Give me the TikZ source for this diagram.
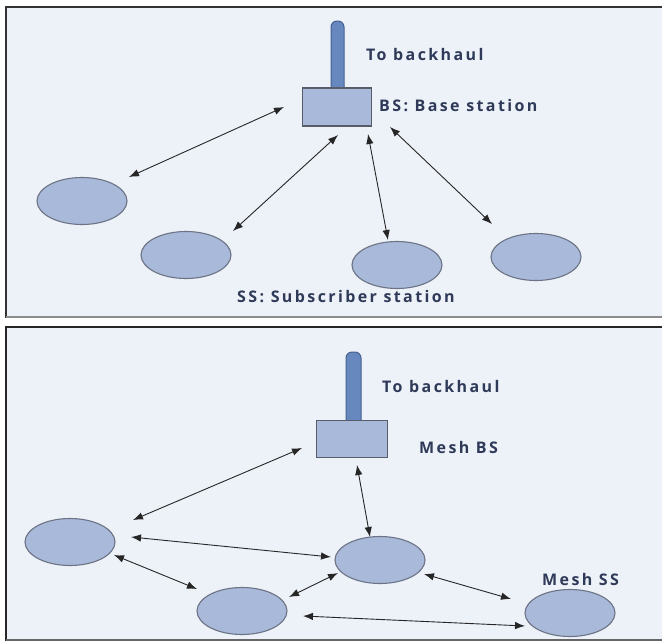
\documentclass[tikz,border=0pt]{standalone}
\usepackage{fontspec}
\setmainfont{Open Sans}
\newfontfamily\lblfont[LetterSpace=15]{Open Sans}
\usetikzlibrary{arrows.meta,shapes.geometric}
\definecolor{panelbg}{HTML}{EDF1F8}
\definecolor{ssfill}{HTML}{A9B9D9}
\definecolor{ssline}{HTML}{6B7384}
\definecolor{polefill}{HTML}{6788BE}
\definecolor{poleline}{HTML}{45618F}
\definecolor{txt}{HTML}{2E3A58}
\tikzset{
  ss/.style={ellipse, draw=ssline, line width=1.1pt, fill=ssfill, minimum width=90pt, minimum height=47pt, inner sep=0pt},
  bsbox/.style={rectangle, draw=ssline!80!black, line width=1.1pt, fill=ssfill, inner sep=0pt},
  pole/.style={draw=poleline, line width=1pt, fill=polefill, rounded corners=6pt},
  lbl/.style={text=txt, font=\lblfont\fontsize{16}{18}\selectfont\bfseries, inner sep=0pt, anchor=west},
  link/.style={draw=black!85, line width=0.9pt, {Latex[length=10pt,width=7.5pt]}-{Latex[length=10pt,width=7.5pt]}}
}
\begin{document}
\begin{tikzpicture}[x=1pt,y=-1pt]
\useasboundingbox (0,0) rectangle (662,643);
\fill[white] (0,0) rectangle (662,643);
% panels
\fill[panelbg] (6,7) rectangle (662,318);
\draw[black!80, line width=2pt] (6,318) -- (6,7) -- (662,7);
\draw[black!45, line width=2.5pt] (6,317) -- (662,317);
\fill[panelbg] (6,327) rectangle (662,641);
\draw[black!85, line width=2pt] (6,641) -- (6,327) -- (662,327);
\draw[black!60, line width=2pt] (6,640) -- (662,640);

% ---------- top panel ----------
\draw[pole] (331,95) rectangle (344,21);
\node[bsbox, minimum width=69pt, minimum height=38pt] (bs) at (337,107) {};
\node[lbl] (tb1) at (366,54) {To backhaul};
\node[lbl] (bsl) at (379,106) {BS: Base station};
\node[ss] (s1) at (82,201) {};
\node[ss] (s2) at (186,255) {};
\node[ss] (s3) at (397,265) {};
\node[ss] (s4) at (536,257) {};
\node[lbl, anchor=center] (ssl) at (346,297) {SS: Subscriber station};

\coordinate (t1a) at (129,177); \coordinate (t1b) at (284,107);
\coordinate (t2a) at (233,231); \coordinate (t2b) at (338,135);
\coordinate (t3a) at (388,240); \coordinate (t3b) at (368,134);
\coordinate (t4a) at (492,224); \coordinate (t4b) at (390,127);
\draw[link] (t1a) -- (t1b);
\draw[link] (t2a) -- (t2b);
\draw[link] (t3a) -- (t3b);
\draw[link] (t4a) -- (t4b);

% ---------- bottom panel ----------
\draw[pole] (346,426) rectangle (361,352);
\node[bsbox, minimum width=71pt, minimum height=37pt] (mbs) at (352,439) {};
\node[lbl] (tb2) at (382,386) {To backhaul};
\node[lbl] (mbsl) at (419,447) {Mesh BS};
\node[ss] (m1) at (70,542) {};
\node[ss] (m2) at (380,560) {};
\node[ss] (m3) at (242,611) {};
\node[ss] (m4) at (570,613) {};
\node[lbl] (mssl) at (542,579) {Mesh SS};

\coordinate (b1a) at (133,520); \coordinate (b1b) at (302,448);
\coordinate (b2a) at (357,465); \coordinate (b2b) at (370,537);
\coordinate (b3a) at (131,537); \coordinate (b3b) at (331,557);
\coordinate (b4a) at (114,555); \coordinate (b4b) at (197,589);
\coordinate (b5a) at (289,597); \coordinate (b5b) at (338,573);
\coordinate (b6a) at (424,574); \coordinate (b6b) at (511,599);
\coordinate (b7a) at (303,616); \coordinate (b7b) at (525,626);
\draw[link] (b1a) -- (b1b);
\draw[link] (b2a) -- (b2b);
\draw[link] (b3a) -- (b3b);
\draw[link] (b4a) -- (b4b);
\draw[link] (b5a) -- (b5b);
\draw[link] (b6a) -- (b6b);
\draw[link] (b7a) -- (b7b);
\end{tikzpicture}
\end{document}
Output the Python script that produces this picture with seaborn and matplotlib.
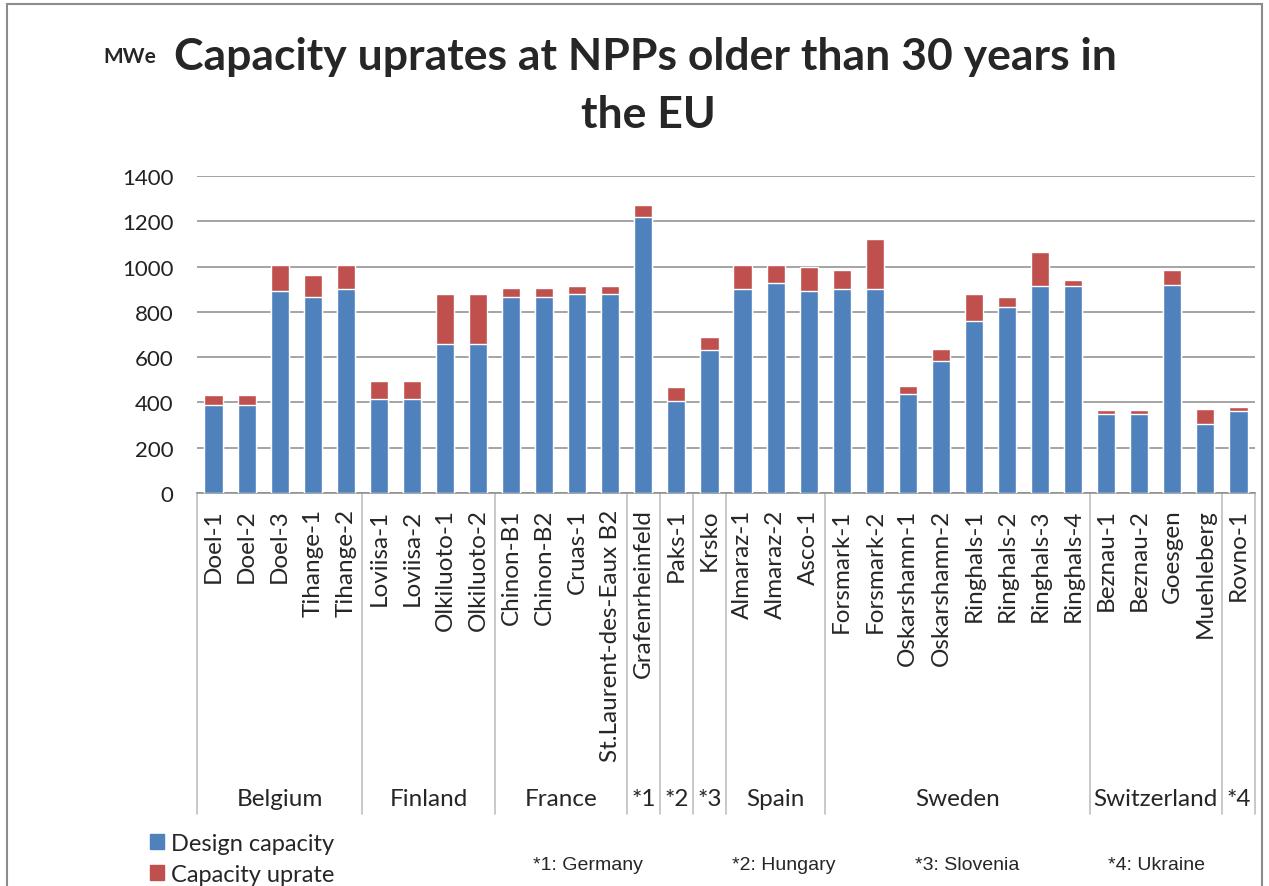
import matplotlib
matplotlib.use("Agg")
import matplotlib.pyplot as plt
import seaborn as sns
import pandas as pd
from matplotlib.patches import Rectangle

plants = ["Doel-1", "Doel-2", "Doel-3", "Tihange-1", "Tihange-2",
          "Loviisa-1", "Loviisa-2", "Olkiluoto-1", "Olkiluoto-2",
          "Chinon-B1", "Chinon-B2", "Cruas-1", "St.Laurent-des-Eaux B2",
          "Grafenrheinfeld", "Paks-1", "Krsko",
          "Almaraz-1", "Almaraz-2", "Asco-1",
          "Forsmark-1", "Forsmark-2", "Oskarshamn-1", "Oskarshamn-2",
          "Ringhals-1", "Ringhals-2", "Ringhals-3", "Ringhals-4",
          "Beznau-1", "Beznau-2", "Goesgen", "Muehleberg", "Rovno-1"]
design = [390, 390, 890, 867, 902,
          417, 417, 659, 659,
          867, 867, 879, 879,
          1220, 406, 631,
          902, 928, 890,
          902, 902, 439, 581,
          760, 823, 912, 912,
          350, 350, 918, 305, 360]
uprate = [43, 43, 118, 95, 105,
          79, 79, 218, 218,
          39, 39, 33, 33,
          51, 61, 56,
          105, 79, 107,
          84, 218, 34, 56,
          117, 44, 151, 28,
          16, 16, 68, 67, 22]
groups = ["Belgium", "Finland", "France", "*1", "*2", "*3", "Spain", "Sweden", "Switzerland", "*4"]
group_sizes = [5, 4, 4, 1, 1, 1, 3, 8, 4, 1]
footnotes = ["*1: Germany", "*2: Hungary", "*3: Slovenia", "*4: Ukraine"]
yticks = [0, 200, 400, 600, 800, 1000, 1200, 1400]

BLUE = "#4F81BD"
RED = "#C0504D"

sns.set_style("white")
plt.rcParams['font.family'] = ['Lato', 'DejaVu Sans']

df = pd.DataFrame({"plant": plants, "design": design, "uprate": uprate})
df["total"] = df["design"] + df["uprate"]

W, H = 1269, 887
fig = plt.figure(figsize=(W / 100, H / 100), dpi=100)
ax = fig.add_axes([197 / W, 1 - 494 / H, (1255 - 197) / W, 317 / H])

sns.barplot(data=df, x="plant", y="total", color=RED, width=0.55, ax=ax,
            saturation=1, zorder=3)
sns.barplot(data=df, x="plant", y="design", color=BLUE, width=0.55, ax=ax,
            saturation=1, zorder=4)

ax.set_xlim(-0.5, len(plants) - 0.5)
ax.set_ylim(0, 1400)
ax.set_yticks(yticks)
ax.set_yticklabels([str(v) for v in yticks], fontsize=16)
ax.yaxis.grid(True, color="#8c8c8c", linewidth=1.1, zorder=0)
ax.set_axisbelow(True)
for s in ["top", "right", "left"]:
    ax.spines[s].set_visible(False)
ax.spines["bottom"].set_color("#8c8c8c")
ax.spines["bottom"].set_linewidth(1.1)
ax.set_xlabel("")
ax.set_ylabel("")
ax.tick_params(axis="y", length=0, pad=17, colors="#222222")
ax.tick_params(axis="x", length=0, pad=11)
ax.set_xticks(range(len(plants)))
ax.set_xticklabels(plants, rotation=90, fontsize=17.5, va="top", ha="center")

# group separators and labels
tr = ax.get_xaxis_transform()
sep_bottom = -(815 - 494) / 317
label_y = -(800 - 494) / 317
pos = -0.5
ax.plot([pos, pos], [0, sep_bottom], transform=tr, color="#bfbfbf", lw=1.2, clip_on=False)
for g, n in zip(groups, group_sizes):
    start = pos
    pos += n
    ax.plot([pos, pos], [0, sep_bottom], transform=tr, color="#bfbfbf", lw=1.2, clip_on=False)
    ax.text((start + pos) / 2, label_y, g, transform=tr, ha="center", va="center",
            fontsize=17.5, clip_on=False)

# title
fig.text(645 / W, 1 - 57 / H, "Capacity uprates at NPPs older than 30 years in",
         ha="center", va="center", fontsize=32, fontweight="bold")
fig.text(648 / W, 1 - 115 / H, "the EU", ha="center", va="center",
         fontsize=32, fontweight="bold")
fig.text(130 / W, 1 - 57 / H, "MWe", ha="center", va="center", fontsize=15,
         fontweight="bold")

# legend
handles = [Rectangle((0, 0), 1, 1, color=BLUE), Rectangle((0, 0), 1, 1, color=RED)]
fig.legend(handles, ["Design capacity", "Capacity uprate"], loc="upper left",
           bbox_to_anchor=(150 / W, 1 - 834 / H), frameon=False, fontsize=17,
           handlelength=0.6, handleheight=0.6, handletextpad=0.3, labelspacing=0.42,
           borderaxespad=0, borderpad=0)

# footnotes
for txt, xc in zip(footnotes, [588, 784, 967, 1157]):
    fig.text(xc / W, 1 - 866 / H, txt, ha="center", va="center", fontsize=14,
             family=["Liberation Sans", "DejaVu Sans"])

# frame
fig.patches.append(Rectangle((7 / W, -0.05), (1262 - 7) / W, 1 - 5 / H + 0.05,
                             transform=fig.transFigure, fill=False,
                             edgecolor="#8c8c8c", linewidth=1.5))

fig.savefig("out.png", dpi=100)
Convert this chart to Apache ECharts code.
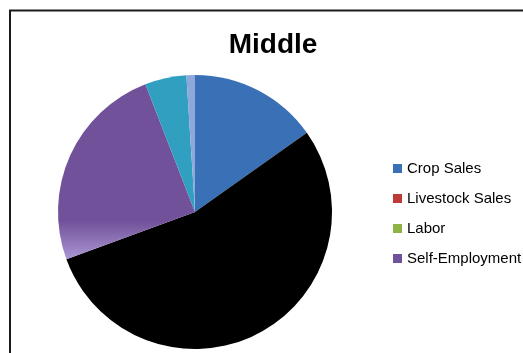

● ● ● ●

--- GIVEN TASK ---
Using the records above, list each line that includes "matplotlib".

--- REPLY TO THE TASK ---
Output the Python script that produces this picture with seaborn and matplotlib.
import matplotlib
matplotlib.use("Agg")
import matplotlib.pyplot as plt
from matplotlib.patches import Rectangle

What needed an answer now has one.